MENTERI Ketenagakerjaan atau Menaker Ida Fauziyah menyatakan ketentuan upah per jam akan berlaku bagi pekerja dengan jam kerja 35 jam per minggu. Namun, bagi pekerja dengan jam kerja 40 jam per minggu, Ida menyebut ketentuan pengupahan berlaku seperti biasanya.
“Jam kerja kita kan 40 jam seminggu. Di bawah 35 jam per minggu itu maka ada fleksibilitas itu. Nanti di bawah itu, hitungannya per jam. Saya mau sampaikan terkait dengan ini kita sounding pengusaha dan serikat pekerja mereka memahami. Nanti pengaturannya akan kita atur,” kata dia di Istana Bogor, Jumat (27/12).

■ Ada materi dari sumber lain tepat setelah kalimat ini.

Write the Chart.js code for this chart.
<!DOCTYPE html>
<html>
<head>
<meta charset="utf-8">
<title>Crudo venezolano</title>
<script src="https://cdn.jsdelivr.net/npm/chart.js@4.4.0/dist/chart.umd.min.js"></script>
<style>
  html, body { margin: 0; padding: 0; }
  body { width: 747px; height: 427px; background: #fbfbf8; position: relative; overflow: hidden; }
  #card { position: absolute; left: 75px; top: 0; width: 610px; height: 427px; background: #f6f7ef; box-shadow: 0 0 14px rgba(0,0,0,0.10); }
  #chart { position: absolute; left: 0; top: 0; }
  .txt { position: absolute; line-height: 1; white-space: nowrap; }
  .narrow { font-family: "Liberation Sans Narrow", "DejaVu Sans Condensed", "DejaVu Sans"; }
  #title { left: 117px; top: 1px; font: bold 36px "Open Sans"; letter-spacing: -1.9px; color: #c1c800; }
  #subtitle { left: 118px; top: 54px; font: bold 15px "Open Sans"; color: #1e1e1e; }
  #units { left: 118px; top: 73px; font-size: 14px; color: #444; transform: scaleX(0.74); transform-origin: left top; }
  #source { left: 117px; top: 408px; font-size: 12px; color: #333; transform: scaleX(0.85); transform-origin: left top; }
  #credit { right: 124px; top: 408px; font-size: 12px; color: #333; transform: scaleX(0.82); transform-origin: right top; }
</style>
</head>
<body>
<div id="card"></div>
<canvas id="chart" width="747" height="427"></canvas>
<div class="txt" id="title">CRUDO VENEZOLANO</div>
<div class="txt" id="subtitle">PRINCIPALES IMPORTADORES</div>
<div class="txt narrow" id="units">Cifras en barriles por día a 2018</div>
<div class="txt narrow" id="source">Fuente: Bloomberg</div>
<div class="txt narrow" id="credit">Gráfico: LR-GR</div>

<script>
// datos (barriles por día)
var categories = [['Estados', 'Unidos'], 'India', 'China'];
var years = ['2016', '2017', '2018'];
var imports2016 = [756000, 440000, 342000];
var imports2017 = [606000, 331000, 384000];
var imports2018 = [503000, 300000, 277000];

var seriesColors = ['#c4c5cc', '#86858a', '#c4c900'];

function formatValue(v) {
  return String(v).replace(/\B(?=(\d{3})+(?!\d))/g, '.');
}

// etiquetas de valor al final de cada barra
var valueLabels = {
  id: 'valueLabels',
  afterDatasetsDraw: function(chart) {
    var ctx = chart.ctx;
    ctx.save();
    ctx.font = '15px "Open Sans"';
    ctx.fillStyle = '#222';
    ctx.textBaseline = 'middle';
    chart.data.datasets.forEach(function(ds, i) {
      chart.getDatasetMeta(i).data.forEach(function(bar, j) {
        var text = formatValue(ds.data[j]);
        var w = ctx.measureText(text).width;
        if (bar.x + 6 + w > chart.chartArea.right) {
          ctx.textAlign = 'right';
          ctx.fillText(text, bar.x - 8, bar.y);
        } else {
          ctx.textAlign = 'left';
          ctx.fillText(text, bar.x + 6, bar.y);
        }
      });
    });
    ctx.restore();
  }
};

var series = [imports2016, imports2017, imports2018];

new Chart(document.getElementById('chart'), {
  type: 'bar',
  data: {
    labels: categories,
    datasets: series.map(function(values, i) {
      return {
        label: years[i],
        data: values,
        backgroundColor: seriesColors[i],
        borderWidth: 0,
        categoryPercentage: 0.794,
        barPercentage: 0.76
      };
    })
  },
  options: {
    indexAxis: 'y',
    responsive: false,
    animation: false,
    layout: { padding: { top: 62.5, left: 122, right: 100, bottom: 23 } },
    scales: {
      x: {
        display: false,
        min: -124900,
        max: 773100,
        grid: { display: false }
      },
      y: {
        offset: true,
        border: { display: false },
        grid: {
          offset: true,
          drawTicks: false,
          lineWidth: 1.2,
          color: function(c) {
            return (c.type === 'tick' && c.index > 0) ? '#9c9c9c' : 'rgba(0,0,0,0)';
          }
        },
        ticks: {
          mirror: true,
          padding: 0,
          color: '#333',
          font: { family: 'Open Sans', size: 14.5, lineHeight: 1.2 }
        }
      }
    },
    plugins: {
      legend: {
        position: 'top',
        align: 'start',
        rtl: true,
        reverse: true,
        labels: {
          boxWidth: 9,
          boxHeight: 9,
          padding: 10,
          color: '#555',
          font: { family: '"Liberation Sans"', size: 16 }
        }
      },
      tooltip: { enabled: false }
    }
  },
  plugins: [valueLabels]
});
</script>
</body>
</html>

Ida mengungkapkan ketentuan itu akan dimuat dalam klaster ketenagakerjaan dalam draf Omnibus Law Cipta Lapangan Kerja.
Adapun, beberapa pokok bahasan ketenagakerjaan dalam regulasi tersebut antara lain masalah upah minimum dan pesangon karyawan.

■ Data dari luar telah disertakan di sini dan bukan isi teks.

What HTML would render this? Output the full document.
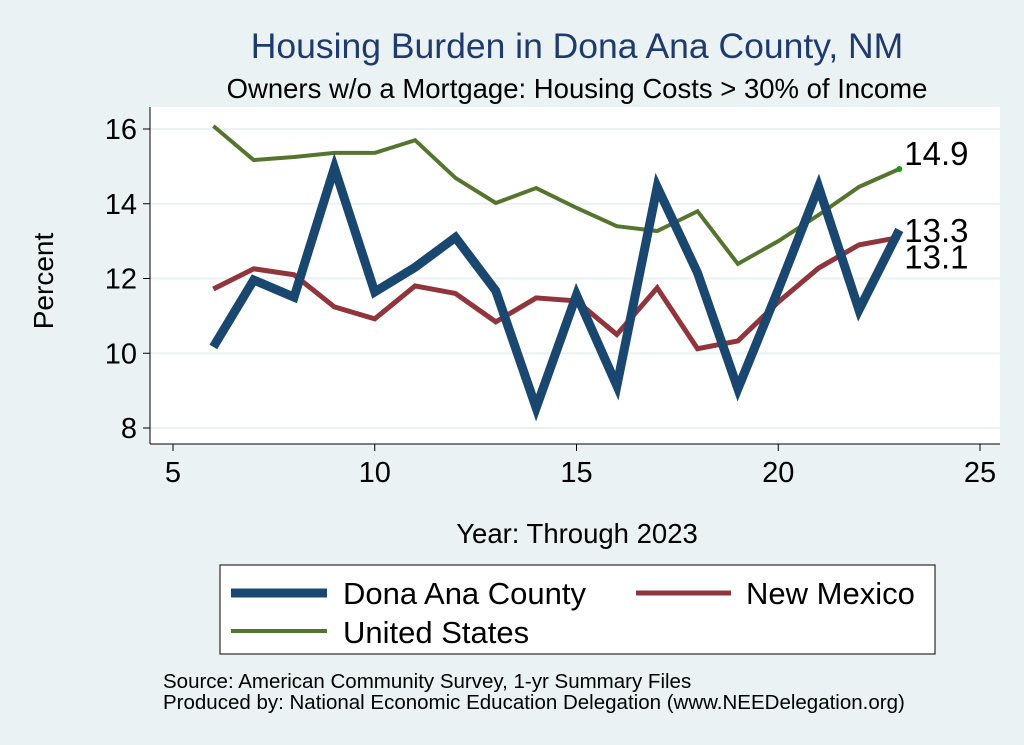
<!DOCTYPE html>
<html><head><meta charset="utf-8"><style>
body{margin:0;background:#EAF2F3;font-family:"Liberation Sans",sans-serif}
svg{display:block}
</style></head><body>
<svg width="1024" height="745">
<rect x="0" y="0" width="1024" height="745" fill="#EAF2F3"/>
<rect x="150" y="107" width="850" height="337" fill="#fff"/>
<text x="577" y="58" font-size="35.5" fill="#1E3A6E" text-anchor="middle">Housing Burden in Dona Ana County, NM</text>
<text x="577" y="98" font-size="27.5" fill="#000" text-anchor="middle">Owners w/o a Mortgage: Housing Costs &gt; 30% of Income</text>
<g id="grid"></g><g id="axes"></g><g id="series"></g><g id="labels"></g>
<text x="53" y="281" font-size="28" text-anchor="middle" transform="rotate(-90 53 281)">Percent</text>
<text x="577" y="543" font-size="27.5" text-anchor="middle">Year: Through 2023</text>
<g>
<rect x="220" y="565" width="715" height="89" fill="#fff" stroke="#000" stroke-width="1"/>
<line x1="231" y1="593" x2="327" y2="593" stroke="#1A476F" stroke-width="9"/>
<text x="343" y="604" font-size="31">Dona Ana County</text>
<line x1="636" y1="593" x2="731" y2="593" stroke="#90353B" stroke-width="5"/>
<text x="746" y="604" font-size="31">New Mexico</text>
<line x1="231" y1="631" x2="327" y2="631" stroke="#55752F" stroke-width="4"/>
<text x="343" y="643" font-size="31">United States</text>
</g>
<text x="163" y="688" font-size="20.5">Source: American Community Survey, 1-yr Summary Files</text>
<text x="163" y="709" font-size="20.5">Produced by: National Economic Education Delegation (www.NEEDelegation.org)</text>
</svg>
<script>
const years=[6,7,8,9,10,11,12,13,14,15,16,17,18,19,20,21,22,23];
const donaAna=[10.17,11.96,11.5,14.96,11.64,12.3,13.1,11.67,8.54,11.56,9.13,14.45,12.15,9.05,11.7,14.45,11.16,13.3];
const newMexico=[11.72,12.26,12.1,11.24,10.92,11.8,11.6,10.84,11.48,11.4,10.5,11.75,10.12,10.33,11.37,12.28,12.9,13.1];
const unitedStates=[16.08,15.17,15.25,15.36,15.36,15.7,14.69,14.02,14.42,13.89,13.4,13.27,13.8,12.39,13.0,13.7,14.45,14.93];
const xTicks=[5,10,15,20,25];
const yTicks=[8,10,12,14,16];
const NS="http://www.w3.org/2000/svg";
const xs=v=>173+(v-5)*(980-173)/20;
const ys=v=>428-(v-8)*(428-129)/8;
function mk(tag,attrs,parent){const e=document.createElementNS(NS,tag);for(const k in attrs)e.setAttribute(k,attrs[k]);document.getElementById(parent).appendChild(e);return e;}
yTicks.forEach(t=>{
 const g=mk('line',{x1:150,x2:1000,y1:ys(t),y2:ys(t),stroke:'#EAF2F3','stroke-width':2},'grid');
 
 
 const tk=mk('line',{x1:143,x2:150,y1:ys(t),y2:ys(t),stroke:'#000','stroke-width':1},'axes');
 
 
 const tx=mk('text',{x:137,y:ys(t)+10,'font-size':29,'text-anchor':'end'},'axes');tx.textContent=t;
 
 
});
xTicks.forEach(t=>{
 const tk=mk('line',{x1:xs(t),x2:xs(t),y1:444,y2:451,stroke:'#000','stroke-width':1},'axes');
 
 
 const tx=mk('text',{x:xs(t),y:482,'font-size':29,'text-anchor':'middle'},'axes');tx.textContent=t;
 
 
});
const ya=mk('line',{x1:150,x2:150,y1:107,y2:444,stroke:'#000','stroke-width':1},'axes');


const xa=mk('line',{x1:150,x2:1000,y1:444,y2:444,stroke:'#000','stroke-width':1},'axes');


function line(vals,color,w,name){
 const p=mk('polyline',{points:years.map((y,i)=>xs(y)+','+ys(vals[i])).join(' '),fill:'none',stroke:color,'stroke-width':w,'stroke-linejoin':'miter'},'series');
 
 
}
line(unitedStates,'#55752F',4,'line-united-states');
line(newMexico,'#90353B',5,'line-new-mexico');
line(donaAna,'#1A476F',9,'line-dona-ana');
const n=years.length-1;
const dot=mk('circle',{cx:xs(years[n]),cy:ys(unitedStates[n]),r:3,fill:'#1a9a1a'},'labels');


function lab(v,dy,name){const t=mk('text',{x:xs(years[n])+5,y:ys(v)+dy,'font-size':33},'labels');t.textContent=v.toFixed(1);
 
 }
lab(unitedStates[n],-4,'label-united-states-end');
lab(donaAna[n],12,'label-dona-ana-end');
lab(newMexico[n],31,'label-new-mexico-end');
</script>
</body></html>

Sementara itu, Menteri Koordinator Bidang Perekonomian Airlangga Hartarto menginginkan seluruh pembahasan klaster dalam RUU Omnibus Law Ketenagakerjaan rampung pada Januari 2020 sehingga dapat diserahkan ke DPR secepatnya.
“Prosesnya dengan DPR [Dewan Perwakilan Rakyat] akan dibahas di dalam masa sidang baru. Termasuk pengetokan daripada prolegnas yang prioritas di tahun 2020 dan ini masih akan dibahas di masa sidang pertama,” katanya.

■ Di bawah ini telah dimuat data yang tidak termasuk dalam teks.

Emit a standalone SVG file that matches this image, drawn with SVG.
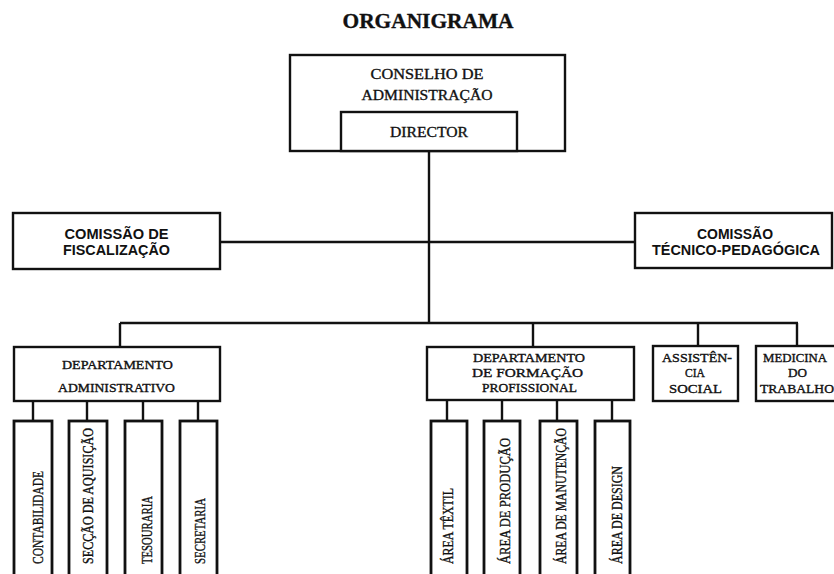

Secara substantif, terdapat 11 klaster yang diatur dalam Omnibus Law UU Cipta Lapangan Kerja antara lain perizinan usaha, syarat investasi, ketenagakerjaan, perlindungan UMKM, kemudahan berusaha, dukungan riset, administrasi pemerintahan, pengenaan sanksi, pengadaan lahan, proyek pemerintah, dan kawasan ekonomi.
Ketidakberpihakan ke buruh
Ekonom Senior Faisal Basri di laman KOMPAS menilai omnibus law berisiko hanya menguntungkan pihak-pihak tertentu. Sebab menurutnya, keterlibatan unsur tenaga kerja seperti buruh dalam perumusan kebijakan tersebut sangat minim.
Dia menilai, pemerintah daerah dan buruh menjadi pihak-pihak yang rentan dalam penyusunan kebijakan sapu jagat ini. Jika pajak daerah yang menjadi otoritas pemerintah daerah berhak diatur oleh pemerintah pusat di dalam omnibus law, maka berpotensi untuk menggerus pendapatan daerah.
Sementara untuk buruh, Faisal mengatakan hingga saat ini dirinya belum melihat ada intensi keberpihakan terhadap kaum buruh.
“Ini pusat lagi dominasi penguasa dan pengusaha. Diwakilkan dalam kementerian sebagai wakil menteri, selesai sudah. Buruh hempas. No one care. Nggak ada perwakilan yang membantu buruh, enggak ada,” ujar Faisal seperti dikutip dari Kompas.com, 18 Desember 2019.
Konfederasi Serikat Pekerja Indonesia (KSPI) menolak sistem upah berdasarkan jam kerja.
Ketua Departemen Komunikasi dan Media Konfederasi Serikat Pekerja Indonesia (KSPI) Kahar S Cahyono di laman KONTAN mengatakan, wacana tersebut justru semakin merugikan kaum buruh.
“Kami menolak sistem upah berdasarkan jam kerja,” kata Kahar Kamis (26/12) kemarin.
Kahar menyebutkan, sistem pengupahan yang ada saat ini saja terbilang masih rendah. Sebab itu, rencana sistem pengupahan tersebut semakin mengurangi pendapatan pekerja.
Kahar mengatakan, sistem pengupahan itu malah bisa menjadi celah bagi pengusaha untuk mempekerjakan buruh semaunya. Ia mencontohkan, jika wacana itu terealisasi, bisa saja sebagian pekerja bidang ritel hanya dipekerjakan saat akhir pekan saja. Hal itu karena ritel akan ramai pengunjung pada saat akhir pekan.
Lebih lanjut, Kahar mengatakan, pemerintah seharusnya melibatkan pihak buruh dalam setiap penentuan kebijakan. Ia berharap keterlibatan itu tidak hanya sekedar formalitas yang hanya mengundang serikat buruh dalam suatu pertemuan. Akan tetapi juga menyerap aspirasi buruh.